Верные королю коншелы поспешили запретить уличные демонстрации, а Вацлав IV предложил богословскому факультету официально высказаться за продажу индульгенций. Деканом богословского, факультета был тогда Штепан Палеч, и он действительно по призыву короля, вместе со Станиславом из Знойма, выступил с ученым трактатом, уже открыто, против Гуса. Одновременно он резко высказался против учения того, кого некогда столь страстно защищал, — против учения Уиклифа. В дело вмешался и королевский совет, который попытался достичь определенного равновесия между обеими партиями: над пламенем разгоравшейся борьбы неудержимо повеяло запахом ереси, а это более чем что бы то ни было могло вывести Вацлава из себя.

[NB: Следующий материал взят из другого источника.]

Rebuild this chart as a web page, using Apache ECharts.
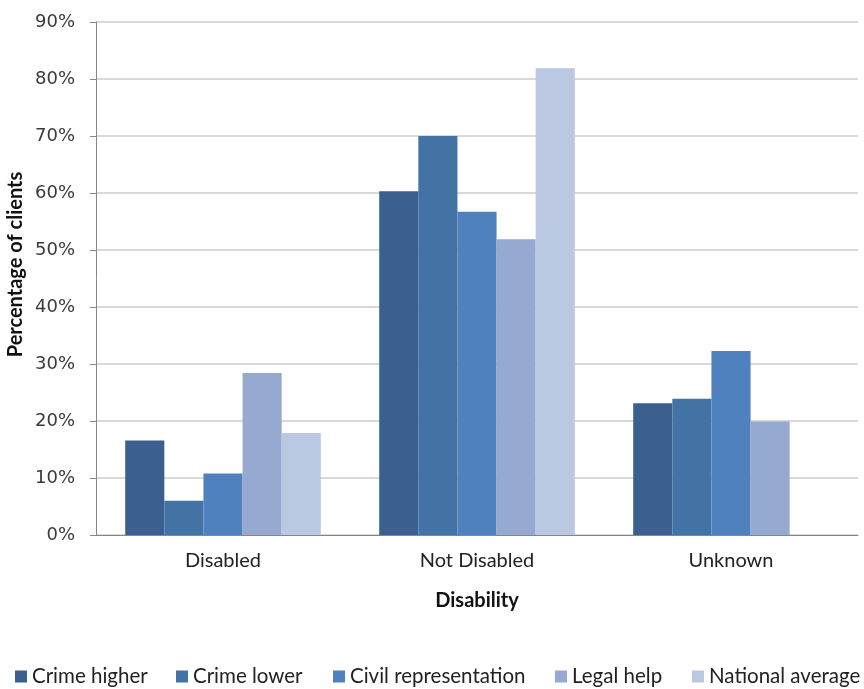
<!DOCTYPE html>
<html>
<head>
<meta charset="utf-8">
<script src="https://cdn.jsdelivr.net/npm/echarts@6/dist/echarts.min.js"></script>
<style>
  html, body { margin: 0; padding: 0; background: #fff; }
  #chart { width: 864px; height: 689px; }
</style>
</head>
<body>
<div id="chart"></div>
<script>
// Share of clients by disability status, per funding stream (percent)
const categories = ['Disabled', 'Not Disabled', 'Unknown'];
const seriesNames = ['Crime higher', 'Crime lower', 'Civil representation', 'Legal help', 'National average'];
const crimeHigher = [16.6, 60.3, 23.1];
const crimeLower = [6.0, 70.0, 23.9];
const civilRepresentation = [10.8, 56.7, 32.3];
const legalHelp = [28.4, 51.9, 19.9];
const nationalAverage = [17.9, 81.9, null];
const yTicks = [0, 10, 20, 30, 40, 50, 60, 70, 80, 90];

const values = [crimeHigher, crimeLower, civilRepresentation, legalHelp, nationalAverage];
const colors = ['#3b5f8e', '#4372a5', '#4e81bd', '#95a9d1', '#bac8e1'];
// left edge of each legend entry along the bottom row
const legendLeft = [15, 176, 333, 555, 692];

const font = 'Lato, "Open Sans", sans-serif';
const tickFont = '"DejaVu Sans", Verdana, sans-serif';

const chart = echarts.init(document.getElementById('chart'), null, { renderer: 'canvas' });

chart.setOption({
  animation: false,
  backgroundColor: '#ffffff',
  grid: { left: 96, right: 6, top: 22, bottom: 154, containLabel: false, outerBoundsMode: 'none' },
  legend: seriesNames.map((name, i) => ({
    data: [name],
    left: legendLeft[i],
    top: 666,
    padding: 0,
    itemWidth: 12,
    itemHeight: 12,
    itemGap: 0,
    icon: 'rect',
    textStyle: { fontFamily: font, fontSize: 20.5, color: '#222' }
  })),
  xAxis: {
    type: 'category',
    data: categories,
    name: 'Disability',
    nameLocation: 'middle',
    nameGap: 56,
    nameMoveOverlap: false,
    nameTextStyle: { fontFamily: font, fontSize: 20, fontWeight: 'bold', color: '#111' },
    axisLine: { lineStyle: { color: '#868686', width: 1 } },
    axisTick: { show: false },
    axisLabel: { fontFamily: font, fontSize: 20, color: '#222', margin: 16 }
  },
  yAxis: {
    type: 'value',
    min: 0,
    max: 90,
    interval: 10,
    name: 'Percentage of clients',
    nameLocation: 'middle',
    nameGap: 70,
    nameMoveOverlap: false,
    nameTextStyle: { fontFamily: font, fontSize: 20, fontWeight: 'bold', color: '#111', padding: [0, 0, 0, 28] },
    axisLine: { show: true, lineStyle: { color: '#868686', width: 1 } },
    axisTick: { show: true, inside: false, length: 6, lineStyle: { color: '#868686' } },
    axisLabel: {
      fontFamily: tickFont, fontSize: 18, color: '#3a3a3a', margin: 21,
      formatter: v => (yTicks.includes(v) ? v + '%' : '')
    },
    splitLine: { show: true, lineStyle: { color: '#d9d9d9', width: 2 } }
  },
  series: seriesNames.map((name, i) => ({
    name,
    type: 'bar',
    data: values[i],
    barGap: '0%',
    barCategoryGap: '23%',
    itemStyle: { color: colors[i] }
  }))
});
</script>
</body>
</html>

Ибо ничто сильнее не угрожало его притязаниям на императорский титул, чем сплетни о том, что будто он и собственное королевство не в состоянии уберечь от еретического яда; как же доверить ему империю?

Пока бывшие друзья и союзники Гуса сбивались в единый отряд его противников, на другой стороне росло возмущение его подлинных союзников — возмущение, раздуваемое непрекращающейся агитацией за приобретение индульгенций.

В воскресенье 10 июля 1412 года народные демонстрации достигли особой силы, народ гневно выражал свой протест уже внутри костелов и заставил замолчать священников, торгующих индульгенциями. При разгоне толпы староместские коншелы приказали арестовать самых ярых «бунтовщиков», трех подмастерий, имена которых вошли в историю: Мартина, Яна и Сташека.